Last week, Ofcom unveiled its vision, or at least a few proposals, to ensure that PSB will remain available to viewers.
As well as the BBC, each of the commercial channels has a varying degree of PSB burden as part of their licence settlements, with ITV currently having the largest.
In the crucial second phase of its review (the first was a survey of what PSB meant and the final stage is the presentation of its findings), Ofcom announced some pretty radical suggestions, each of which will affect viewers, broadcasters and advertisers.
Stephen Carter, the Ofcom chief executive, says: "A new PSB model needs to be developed before the erosion of the analogue model means that PSB is no longer worth keeping." In order to stop this happening, he proposed seven steps to rebalance PSB in the digital world.
In summary, the BBC remains the main conduit of PSB and will continue to be licence fee-funded. However, a new publicly funded non-profit PSB broadcaster, which Carter calls a public service publisher, with an annual budget of £300 million a year, should be created to counter the BBC's virtual monopoly on PSB.
Channel 4 will not be privatised but will be free to form alliances with other broadcasters (such as a takeover of BBC Worldwide), while five, which has a small PSB requirement, will continue its obligation to make some UK-originated programming.
The big question is what it means for ITV, currently the biggest supplier of PSB after the BBC. Carter says: "ITV1 should remain universally available and free to air. It should have a phased withdrawal of non-news regional programming between now and the switchover."
Ofcom proposes ITV be allowed to reduce its commitment to regional non-news programming - a strand not highly demanded by advertisers - by one-and-a-half hours per week. Surely good news for ITV and for advertisers?
Mick Desmond, the chief executive of ITV Broadcasting, thinks so: "Obviously, this is the start of the process. We've reiterated to Ofcom and in public that our PSB should focus on news and regional news and (programme) origination from the regions and we've lobbied for a cut in our PSB hours."
In terms of programming, he says ITV will now be able to concentrate on providing a schedule advertisers, rather than regulators, demand. "This gives us flexibility to review our schedule and we'll try to make the hours that come out more commercially focused. We look forward to the debate on the future funding of PSB," he says.
While ITV might have scored an initial victory, Bob Wootton, the director of media and advertising affairs at ISBA, thinks Ofcom's proposals do not go far enough. In particular, he is concerned that the BBC is still given free rein at the expense of its commercial rivals. "What metrics are there to measure the BBC's PSB output, to stop it spreading into general entertainment?" he asks.

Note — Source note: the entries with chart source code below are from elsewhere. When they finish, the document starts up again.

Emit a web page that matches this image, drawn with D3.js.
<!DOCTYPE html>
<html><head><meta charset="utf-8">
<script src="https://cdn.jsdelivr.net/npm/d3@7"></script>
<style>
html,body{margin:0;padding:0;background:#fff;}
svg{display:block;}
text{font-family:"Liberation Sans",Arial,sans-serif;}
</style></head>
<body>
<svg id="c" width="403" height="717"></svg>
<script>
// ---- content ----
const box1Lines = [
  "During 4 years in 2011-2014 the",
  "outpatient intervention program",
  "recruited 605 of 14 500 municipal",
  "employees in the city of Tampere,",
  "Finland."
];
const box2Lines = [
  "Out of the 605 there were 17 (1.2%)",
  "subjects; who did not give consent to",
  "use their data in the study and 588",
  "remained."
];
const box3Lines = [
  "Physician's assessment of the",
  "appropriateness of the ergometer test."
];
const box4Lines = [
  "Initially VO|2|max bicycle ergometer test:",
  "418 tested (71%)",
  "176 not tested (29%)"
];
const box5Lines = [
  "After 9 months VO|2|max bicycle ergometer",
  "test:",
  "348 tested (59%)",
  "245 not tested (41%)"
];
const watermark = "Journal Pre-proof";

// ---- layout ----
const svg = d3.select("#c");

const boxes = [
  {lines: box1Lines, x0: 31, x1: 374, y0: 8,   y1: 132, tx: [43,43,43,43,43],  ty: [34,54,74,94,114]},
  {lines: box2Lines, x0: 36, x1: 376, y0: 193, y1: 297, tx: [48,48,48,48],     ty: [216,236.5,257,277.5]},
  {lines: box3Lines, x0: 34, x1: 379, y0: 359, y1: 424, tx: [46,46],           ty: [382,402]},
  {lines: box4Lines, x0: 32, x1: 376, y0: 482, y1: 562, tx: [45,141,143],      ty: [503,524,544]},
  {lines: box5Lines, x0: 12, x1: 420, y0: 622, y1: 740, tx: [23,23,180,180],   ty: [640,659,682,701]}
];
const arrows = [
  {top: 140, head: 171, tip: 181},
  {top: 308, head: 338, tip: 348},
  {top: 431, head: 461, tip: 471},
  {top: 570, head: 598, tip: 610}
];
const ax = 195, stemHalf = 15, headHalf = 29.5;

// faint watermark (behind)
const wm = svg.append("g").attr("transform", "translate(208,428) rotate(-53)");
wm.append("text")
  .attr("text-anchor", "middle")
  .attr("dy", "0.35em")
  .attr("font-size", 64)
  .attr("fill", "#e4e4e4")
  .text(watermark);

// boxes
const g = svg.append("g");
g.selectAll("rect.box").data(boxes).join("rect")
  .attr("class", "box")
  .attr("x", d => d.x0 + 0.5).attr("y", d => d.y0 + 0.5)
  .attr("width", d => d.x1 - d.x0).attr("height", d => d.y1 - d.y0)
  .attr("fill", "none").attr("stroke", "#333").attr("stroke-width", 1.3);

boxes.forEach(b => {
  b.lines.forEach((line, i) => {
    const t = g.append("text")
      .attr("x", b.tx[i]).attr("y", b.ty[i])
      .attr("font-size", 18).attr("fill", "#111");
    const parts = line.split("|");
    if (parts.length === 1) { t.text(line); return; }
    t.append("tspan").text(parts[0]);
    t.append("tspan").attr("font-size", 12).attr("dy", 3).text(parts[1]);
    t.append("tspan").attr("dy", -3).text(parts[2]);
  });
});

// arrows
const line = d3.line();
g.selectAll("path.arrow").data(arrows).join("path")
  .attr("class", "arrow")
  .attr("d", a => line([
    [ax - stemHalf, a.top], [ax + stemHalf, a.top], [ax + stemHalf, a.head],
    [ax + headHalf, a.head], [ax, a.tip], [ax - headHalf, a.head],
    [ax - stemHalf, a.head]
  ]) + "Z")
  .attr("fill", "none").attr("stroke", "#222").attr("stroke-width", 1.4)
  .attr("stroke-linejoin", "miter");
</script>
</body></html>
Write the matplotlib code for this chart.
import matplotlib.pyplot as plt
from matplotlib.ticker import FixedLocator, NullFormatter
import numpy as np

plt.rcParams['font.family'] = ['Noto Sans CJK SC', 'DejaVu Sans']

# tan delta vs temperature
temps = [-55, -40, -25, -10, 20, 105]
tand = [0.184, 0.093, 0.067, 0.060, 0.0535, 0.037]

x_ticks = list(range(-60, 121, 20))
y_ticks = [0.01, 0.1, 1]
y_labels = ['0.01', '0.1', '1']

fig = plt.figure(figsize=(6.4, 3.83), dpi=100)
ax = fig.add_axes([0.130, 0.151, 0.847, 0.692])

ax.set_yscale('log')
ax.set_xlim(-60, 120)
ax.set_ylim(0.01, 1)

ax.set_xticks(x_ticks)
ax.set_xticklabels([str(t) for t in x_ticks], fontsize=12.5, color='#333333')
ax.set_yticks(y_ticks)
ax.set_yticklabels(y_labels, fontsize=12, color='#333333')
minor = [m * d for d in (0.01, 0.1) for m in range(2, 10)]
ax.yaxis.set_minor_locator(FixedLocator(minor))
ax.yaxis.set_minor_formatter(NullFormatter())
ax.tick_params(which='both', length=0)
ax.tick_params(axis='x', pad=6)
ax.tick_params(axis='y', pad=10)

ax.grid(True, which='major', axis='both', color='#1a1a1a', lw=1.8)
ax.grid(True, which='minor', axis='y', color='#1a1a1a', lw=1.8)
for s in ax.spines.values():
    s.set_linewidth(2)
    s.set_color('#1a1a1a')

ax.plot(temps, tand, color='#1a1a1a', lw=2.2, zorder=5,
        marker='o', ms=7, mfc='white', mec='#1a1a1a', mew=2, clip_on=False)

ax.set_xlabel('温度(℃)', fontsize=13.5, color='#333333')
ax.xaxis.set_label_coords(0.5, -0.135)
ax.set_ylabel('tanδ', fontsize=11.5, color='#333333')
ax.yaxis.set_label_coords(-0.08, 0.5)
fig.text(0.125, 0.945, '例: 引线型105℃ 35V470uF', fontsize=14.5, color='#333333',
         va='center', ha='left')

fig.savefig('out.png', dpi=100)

Wootton is also concerned that the public service publisher solution could potentially distort the market, perhaps taking audience share away from the commercial channels: "The most interesting thing is the proposal for a public service publisher. Is it going to be a broadcaster? If it is, then it affects the commercial ones. The real sting is the funding - everyone agrees Gordon Brown will not be willing to give up Treasury money for it and I don't think it can be funded by other broadcasters."
Another funding proposal from Ofcom is that viewers could be asked to cough up an extra licence fee to pay for it, on top of the fee they already give to the BBC.
Tom George, the Mediaedge:cia managing director and a member of the IPA's media futures group with responsibility for TV trading, is broadly supportive of the majority of Ofcom's other proposals but thinks that this could be too much to stomach. He says: "(Ofcom's proposals) are good for commercial TV, as it was becoming increasingly difficult for the PSB obligation to be justified - it's a different TV environment from 15 years ago. The PSB requirements jarred most with ITV, especially after Contract Rights Renewal, which links its financial performance to the size of its audience.
However, on a wider political and cultural level, there's a question over whether it's right for there to be another licence fee levy."
- "The historical compact between the broadcaster, the audience, the Government and the regulator will not survive the move to digital. Our proposals aim to keep the strongest of the traditional while adding the spur of the new." - Stephen Carter chief executive, Ofcom
- "We are pleased with the announcement from Ofcom. We want to play our role as a public service broadcaster, but we want to do it in the areas where we are strongest and where it makes commercial sense for us to do so." - Mick Desmond chief executive, ITV Broadcasting
- "ITV can be more competitive but, in the scope of the overall schedule, the recommendations are small potatoes. Let's let ITV be what it should be in a modern multichannel world: a truly commercial broadcaster." - Bob Wootton director of media and advertising affairs, ISBA
- "Purely from an advertising point of view, it looks to be a good thing if the absolute size of audiences is maintained. The challenge is to ensure that the amount of television is increased but not at the expense of the quality." - Tom George managing director, Mediaedge:cia.